● MATERIAL SHOWN
================

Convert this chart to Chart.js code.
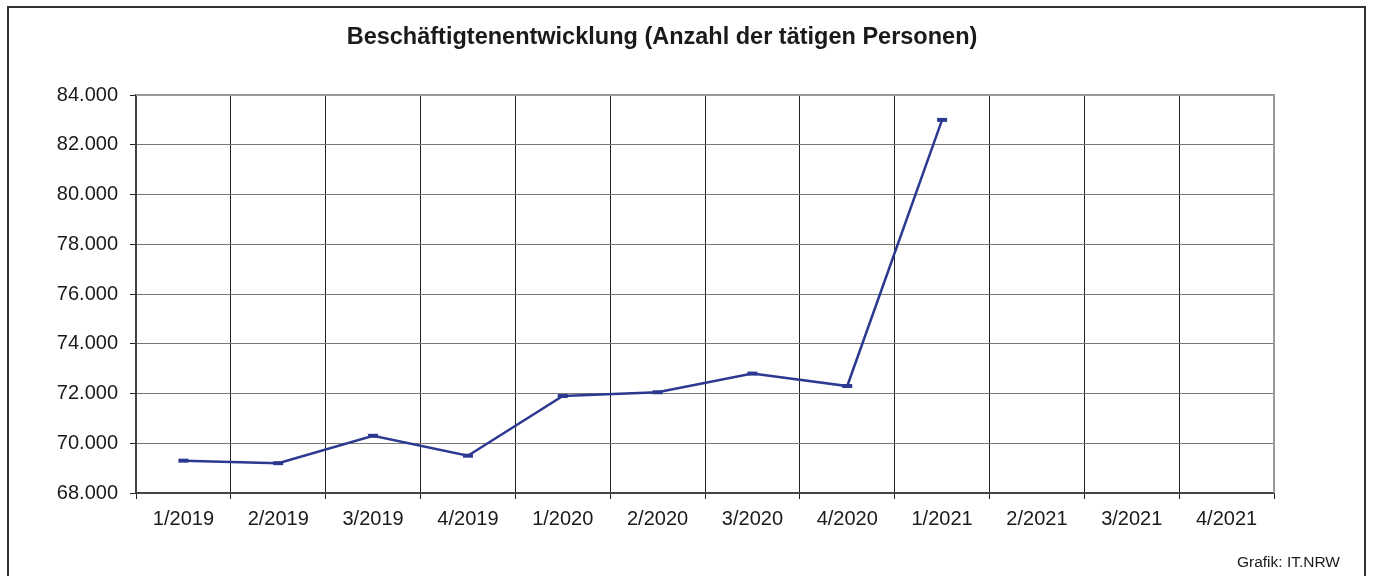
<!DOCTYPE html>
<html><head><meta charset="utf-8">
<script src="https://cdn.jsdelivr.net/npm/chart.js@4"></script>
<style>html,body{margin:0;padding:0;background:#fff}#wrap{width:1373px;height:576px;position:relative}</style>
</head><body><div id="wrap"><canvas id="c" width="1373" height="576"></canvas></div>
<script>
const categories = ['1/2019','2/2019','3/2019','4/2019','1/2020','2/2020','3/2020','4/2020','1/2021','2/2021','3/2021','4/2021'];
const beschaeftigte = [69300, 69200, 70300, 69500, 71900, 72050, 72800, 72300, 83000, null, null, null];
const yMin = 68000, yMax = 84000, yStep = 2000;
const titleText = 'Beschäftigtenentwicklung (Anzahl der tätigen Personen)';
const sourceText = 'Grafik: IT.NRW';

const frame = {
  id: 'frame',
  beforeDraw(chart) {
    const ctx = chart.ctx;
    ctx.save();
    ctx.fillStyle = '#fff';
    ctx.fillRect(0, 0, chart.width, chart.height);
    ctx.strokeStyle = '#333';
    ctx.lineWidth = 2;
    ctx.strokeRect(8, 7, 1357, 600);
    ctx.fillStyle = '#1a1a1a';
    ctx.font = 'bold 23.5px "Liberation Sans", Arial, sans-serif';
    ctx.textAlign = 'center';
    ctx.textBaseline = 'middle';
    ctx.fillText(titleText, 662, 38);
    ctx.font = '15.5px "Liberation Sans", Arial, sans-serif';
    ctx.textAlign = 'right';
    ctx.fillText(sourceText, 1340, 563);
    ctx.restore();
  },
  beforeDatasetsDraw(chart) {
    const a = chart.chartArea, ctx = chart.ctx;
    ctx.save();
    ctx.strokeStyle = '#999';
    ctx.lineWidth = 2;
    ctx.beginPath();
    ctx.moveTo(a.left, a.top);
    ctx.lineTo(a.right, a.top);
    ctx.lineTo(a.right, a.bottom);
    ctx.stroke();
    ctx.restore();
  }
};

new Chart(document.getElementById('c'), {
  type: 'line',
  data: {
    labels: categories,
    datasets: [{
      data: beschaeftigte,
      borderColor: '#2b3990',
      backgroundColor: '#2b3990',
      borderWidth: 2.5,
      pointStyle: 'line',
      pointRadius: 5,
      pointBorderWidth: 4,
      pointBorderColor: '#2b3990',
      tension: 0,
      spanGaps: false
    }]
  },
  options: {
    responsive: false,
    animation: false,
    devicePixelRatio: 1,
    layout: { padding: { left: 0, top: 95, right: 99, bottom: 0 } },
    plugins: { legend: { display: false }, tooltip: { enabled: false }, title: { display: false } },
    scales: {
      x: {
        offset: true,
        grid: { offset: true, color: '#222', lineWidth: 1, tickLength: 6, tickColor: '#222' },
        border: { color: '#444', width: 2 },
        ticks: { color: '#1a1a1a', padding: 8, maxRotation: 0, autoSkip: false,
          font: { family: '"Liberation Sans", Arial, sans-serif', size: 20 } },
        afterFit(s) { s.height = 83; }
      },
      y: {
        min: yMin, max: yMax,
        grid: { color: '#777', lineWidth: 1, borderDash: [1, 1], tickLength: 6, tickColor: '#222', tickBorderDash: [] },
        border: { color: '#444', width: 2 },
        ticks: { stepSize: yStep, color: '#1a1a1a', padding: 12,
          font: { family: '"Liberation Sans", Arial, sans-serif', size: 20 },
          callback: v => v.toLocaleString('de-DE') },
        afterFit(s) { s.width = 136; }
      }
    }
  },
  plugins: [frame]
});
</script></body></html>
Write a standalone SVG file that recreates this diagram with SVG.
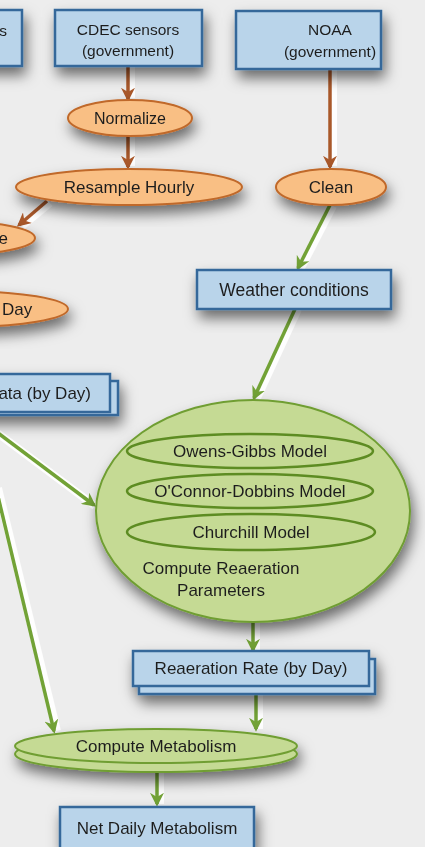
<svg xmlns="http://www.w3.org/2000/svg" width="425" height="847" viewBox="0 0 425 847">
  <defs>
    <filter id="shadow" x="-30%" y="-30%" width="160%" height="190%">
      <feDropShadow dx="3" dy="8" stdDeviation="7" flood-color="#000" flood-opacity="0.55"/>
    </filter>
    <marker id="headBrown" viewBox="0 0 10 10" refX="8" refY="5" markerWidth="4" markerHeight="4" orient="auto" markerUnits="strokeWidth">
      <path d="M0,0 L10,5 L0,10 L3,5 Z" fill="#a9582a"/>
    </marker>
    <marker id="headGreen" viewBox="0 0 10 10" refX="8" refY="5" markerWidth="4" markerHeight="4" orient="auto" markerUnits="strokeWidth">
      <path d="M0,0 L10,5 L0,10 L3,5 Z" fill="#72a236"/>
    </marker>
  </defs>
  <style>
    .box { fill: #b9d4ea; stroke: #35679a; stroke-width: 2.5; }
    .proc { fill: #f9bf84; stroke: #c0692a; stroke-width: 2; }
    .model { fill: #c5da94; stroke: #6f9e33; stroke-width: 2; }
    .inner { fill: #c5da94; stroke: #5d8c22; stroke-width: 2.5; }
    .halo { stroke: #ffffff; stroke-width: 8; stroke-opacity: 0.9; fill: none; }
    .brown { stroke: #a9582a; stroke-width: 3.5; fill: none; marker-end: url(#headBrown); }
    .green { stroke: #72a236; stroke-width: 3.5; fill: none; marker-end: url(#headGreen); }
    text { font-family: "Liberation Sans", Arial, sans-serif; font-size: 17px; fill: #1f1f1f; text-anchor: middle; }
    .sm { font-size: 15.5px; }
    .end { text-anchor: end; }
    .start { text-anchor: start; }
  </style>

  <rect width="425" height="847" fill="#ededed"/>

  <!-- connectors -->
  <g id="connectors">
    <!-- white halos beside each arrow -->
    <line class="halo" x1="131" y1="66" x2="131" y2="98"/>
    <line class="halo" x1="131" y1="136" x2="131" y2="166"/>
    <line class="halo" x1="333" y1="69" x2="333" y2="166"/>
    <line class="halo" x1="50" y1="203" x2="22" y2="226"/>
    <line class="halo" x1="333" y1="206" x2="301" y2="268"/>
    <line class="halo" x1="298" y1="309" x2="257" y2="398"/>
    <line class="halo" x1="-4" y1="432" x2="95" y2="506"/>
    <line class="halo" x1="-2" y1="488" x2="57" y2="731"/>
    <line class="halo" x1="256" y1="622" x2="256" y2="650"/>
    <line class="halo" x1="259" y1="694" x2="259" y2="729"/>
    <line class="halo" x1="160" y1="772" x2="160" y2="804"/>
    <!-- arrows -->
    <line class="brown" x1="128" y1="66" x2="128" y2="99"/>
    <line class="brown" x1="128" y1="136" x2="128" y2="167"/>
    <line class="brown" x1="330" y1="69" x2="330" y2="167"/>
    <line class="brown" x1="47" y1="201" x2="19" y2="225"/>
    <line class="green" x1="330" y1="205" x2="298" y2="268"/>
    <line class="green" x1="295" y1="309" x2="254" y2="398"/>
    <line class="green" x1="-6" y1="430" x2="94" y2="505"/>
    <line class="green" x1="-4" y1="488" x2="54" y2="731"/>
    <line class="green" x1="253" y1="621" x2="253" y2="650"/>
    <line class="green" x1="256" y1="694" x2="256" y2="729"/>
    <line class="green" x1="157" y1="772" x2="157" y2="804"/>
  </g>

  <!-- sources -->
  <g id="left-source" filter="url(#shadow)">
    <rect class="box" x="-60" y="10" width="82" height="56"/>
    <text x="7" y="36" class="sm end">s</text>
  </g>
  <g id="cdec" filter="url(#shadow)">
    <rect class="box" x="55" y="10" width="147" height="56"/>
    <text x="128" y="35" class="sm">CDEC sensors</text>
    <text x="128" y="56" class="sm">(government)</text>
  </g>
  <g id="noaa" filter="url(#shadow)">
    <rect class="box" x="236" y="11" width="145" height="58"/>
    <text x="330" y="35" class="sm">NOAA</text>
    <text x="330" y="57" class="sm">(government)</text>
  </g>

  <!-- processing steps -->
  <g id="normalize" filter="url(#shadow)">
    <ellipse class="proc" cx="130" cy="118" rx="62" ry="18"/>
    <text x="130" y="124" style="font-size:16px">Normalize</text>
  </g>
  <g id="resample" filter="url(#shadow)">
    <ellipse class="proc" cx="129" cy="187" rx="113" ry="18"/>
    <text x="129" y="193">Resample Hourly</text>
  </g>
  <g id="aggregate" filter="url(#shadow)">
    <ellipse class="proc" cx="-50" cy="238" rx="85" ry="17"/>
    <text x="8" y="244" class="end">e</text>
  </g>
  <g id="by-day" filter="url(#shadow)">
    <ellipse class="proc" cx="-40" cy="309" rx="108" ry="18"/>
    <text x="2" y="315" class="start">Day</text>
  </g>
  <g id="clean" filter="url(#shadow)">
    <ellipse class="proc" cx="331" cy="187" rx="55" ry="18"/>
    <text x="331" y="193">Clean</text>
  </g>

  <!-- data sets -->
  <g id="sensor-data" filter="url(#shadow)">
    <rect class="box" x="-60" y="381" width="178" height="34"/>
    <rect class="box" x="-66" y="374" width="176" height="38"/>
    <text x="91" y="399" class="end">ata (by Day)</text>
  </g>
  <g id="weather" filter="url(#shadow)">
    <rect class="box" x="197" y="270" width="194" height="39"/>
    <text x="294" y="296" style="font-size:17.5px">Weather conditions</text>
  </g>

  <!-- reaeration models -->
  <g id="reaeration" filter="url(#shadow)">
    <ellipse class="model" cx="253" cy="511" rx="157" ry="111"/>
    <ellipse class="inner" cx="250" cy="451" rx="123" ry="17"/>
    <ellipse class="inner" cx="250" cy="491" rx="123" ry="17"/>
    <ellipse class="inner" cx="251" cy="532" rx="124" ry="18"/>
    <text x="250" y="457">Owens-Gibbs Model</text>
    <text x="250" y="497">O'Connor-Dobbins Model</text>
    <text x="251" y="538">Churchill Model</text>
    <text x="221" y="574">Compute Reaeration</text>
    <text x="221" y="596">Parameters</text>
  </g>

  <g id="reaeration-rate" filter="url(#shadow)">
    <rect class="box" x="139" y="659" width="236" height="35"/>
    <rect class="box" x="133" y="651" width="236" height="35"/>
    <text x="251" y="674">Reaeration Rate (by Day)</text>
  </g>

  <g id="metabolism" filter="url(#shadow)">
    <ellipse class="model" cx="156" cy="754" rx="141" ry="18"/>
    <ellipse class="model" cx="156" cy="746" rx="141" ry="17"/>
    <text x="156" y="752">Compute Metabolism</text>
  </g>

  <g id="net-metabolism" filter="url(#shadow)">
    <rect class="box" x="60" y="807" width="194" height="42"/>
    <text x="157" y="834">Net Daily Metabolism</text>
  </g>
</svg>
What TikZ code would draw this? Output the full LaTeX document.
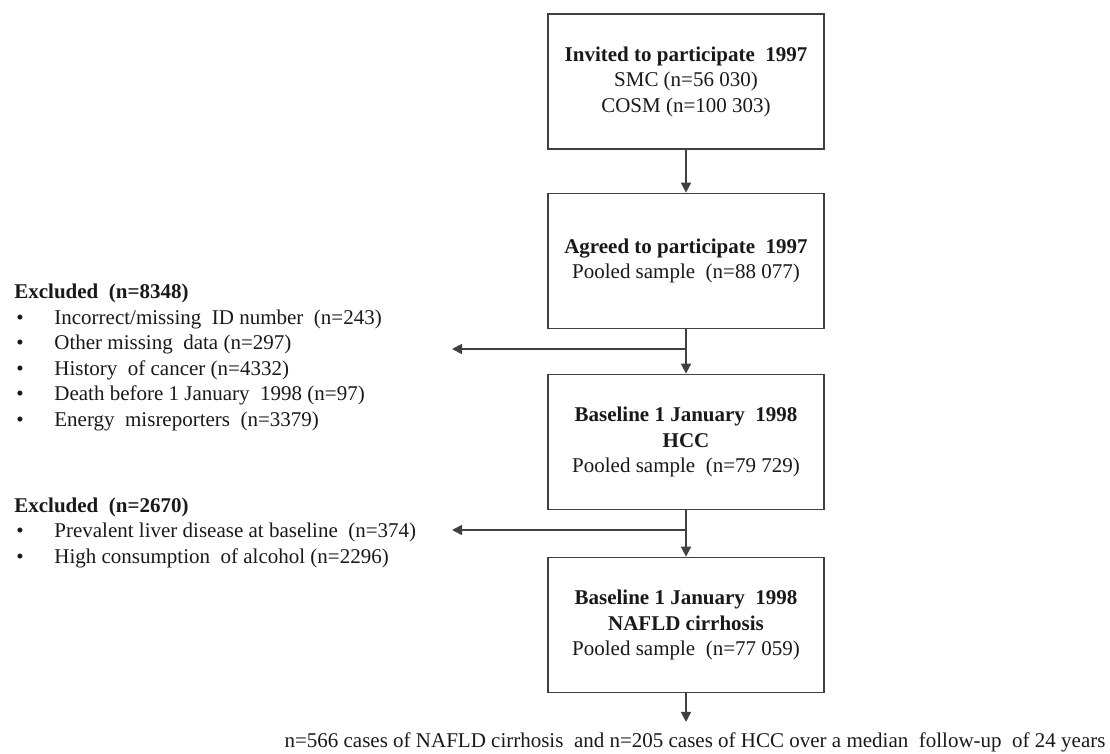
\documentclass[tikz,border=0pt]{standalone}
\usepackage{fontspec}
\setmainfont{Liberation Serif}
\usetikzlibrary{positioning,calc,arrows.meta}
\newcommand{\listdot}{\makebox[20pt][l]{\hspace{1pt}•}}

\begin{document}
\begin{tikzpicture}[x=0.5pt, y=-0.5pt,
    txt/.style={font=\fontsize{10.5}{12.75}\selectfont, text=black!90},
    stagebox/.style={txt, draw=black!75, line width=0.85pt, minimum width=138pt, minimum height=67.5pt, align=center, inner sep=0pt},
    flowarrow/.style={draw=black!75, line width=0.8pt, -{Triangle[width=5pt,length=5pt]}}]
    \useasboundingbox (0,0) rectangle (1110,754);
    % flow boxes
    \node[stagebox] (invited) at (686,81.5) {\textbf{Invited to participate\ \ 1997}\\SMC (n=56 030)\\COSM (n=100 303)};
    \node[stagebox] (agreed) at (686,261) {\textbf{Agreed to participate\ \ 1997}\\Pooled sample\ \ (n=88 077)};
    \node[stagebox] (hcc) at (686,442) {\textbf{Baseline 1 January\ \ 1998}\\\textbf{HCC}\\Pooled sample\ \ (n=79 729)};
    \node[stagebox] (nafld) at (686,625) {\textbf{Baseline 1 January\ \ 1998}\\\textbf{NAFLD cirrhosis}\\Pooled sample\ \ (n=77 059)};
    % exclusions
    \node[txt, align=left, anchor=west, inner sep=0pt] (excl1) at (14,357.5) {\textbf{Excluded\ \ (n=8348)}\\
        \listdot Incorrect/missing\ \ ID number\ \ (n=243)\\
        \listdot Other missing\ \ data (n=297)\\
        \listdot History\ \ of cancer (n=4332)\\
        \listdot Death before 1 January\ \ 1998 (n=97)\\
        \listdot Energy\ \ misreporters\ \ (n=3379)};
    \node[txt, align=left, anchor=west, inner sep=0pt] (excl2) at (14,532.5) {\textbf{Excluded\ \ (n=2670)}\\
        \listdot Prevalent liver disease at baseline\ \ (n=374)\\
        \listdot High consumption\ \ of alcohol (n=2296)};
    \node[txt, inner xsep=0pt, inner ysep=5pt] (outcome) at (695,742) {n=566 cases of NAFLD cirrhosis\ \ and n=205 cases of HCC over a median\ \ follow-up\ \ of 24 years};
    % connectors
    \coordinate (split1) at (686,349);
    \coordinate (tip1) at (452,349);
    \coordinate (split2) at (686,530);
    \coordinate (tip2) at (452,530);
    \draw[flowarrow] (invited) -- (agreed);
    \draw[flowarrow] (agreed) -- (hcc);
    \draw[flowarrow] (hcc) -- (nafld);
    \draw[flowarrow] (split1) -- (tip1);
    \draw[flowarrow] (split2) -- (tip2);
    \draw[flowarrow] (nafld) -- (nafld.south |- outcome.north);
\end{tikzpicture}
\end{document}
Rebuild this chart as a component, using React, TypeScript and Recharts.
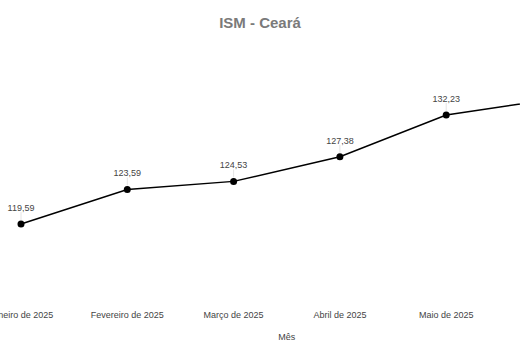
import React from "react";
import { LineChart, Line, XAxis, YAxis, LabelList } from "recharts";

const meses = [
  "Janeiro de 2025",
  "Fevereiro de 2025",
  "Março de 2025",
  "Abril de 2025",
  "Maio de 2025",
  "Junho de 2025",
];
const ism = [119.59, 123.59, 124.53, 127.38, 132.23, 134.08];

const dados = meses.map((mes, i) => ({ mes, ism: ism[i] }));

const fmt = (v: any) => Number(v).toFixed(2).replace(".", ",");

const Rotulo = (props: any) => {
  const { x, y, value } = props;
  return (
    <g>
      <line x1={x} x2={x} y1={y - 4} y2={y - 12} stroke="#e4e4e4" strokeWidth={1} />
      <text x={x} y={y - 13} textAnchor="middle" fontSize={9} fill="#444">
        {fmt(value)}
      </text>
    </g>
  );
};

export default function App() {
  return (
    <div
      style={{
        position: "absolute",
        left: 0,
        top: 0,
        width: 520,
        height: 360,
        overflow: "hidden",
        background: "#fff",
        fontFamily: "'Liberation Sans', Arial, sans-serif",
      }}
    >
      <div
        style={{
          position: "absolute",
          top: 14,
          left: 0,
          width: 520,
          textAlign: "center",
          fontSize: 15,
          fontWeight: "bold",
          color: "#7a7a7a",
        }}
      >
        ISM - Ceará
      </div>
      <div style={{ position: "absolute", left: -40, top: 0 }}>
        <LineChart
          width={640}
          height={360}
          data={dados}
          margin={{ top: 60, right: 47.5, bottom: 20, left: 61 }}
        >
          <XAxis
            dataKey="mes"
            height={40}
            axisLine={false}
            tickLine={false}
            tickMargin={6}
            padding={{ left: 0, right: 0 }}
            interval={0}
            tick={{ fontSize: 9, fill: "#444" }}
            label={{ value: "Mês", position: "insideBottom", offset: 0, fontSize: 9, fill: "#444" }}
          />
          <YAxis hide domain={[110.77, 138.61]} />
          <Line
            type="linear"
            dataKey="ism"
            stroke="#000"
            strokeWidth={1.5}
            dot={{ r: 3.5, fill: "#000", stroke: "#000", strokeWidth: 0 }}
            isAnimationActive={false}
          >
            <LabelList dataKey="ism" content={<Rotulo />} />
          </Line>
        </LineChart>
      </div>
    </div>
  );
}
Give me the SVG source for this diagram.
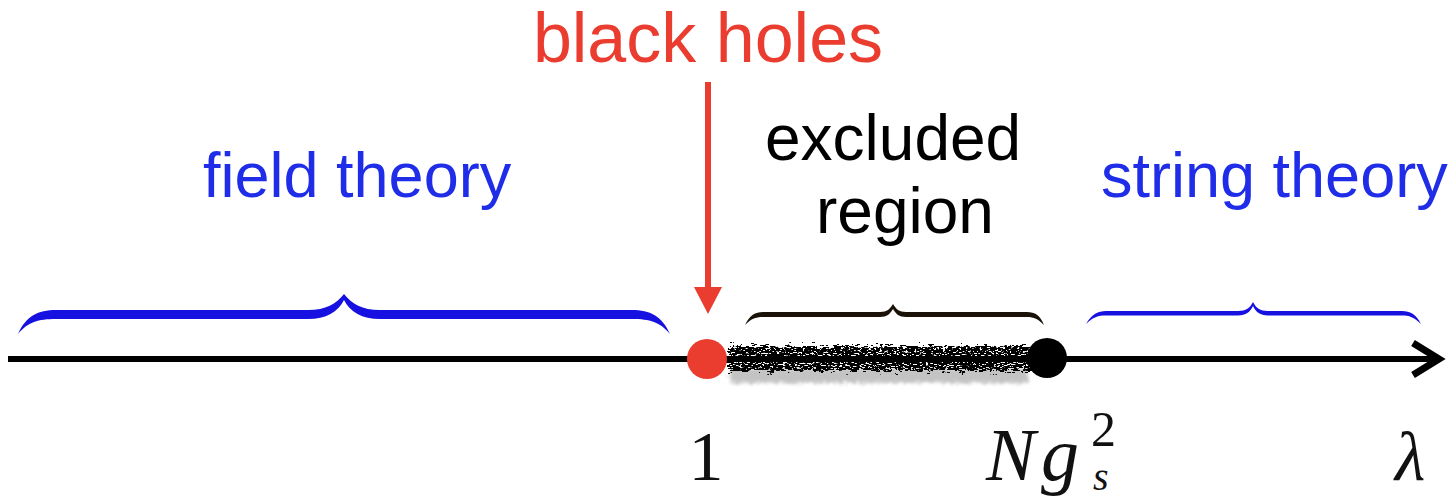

================

● DIRECTIVE
Return nothing but the lines running from the start of the data to the line with "const sourceText = 'Grafik: IT.NRW';", please, both ends included and no pictures.

● RESULT FOR THIS EXERCISE
Convert this chart to Chart.js code.
<!DOCTYPE html>
<html><head><meta charset="utf-8">
<script src="https://cdn.jsdelivr.net/npm/chart.js@4"></script>
<style>html,body{margin:0;padding:0;background:#fff}#wrap{width:1373px;height:576px;position:relative}</style>
</head><body><div id="wrap"><canvas id="c" width="1373" height="576"></canvas></div>
<script>
const categories = ['1/2019','2/2019','3/2019','4/2019','1/2020','2/2020','3/2020','4/2020','1/2021','2/2021','3/2021','4/2021'];
const beschaeftigte = [69300, 69200, 70300, 69500, 71900, 72050, 72800, 72300, 83000, null, null, null];
const yMin = 68000, yMax = 84000, yStep = 2000;
const titleText = 'Beschäftigtenentwicklung (Anzahl der tätigen Personen)';
const sourceText = 'Grafik: IT.NRW';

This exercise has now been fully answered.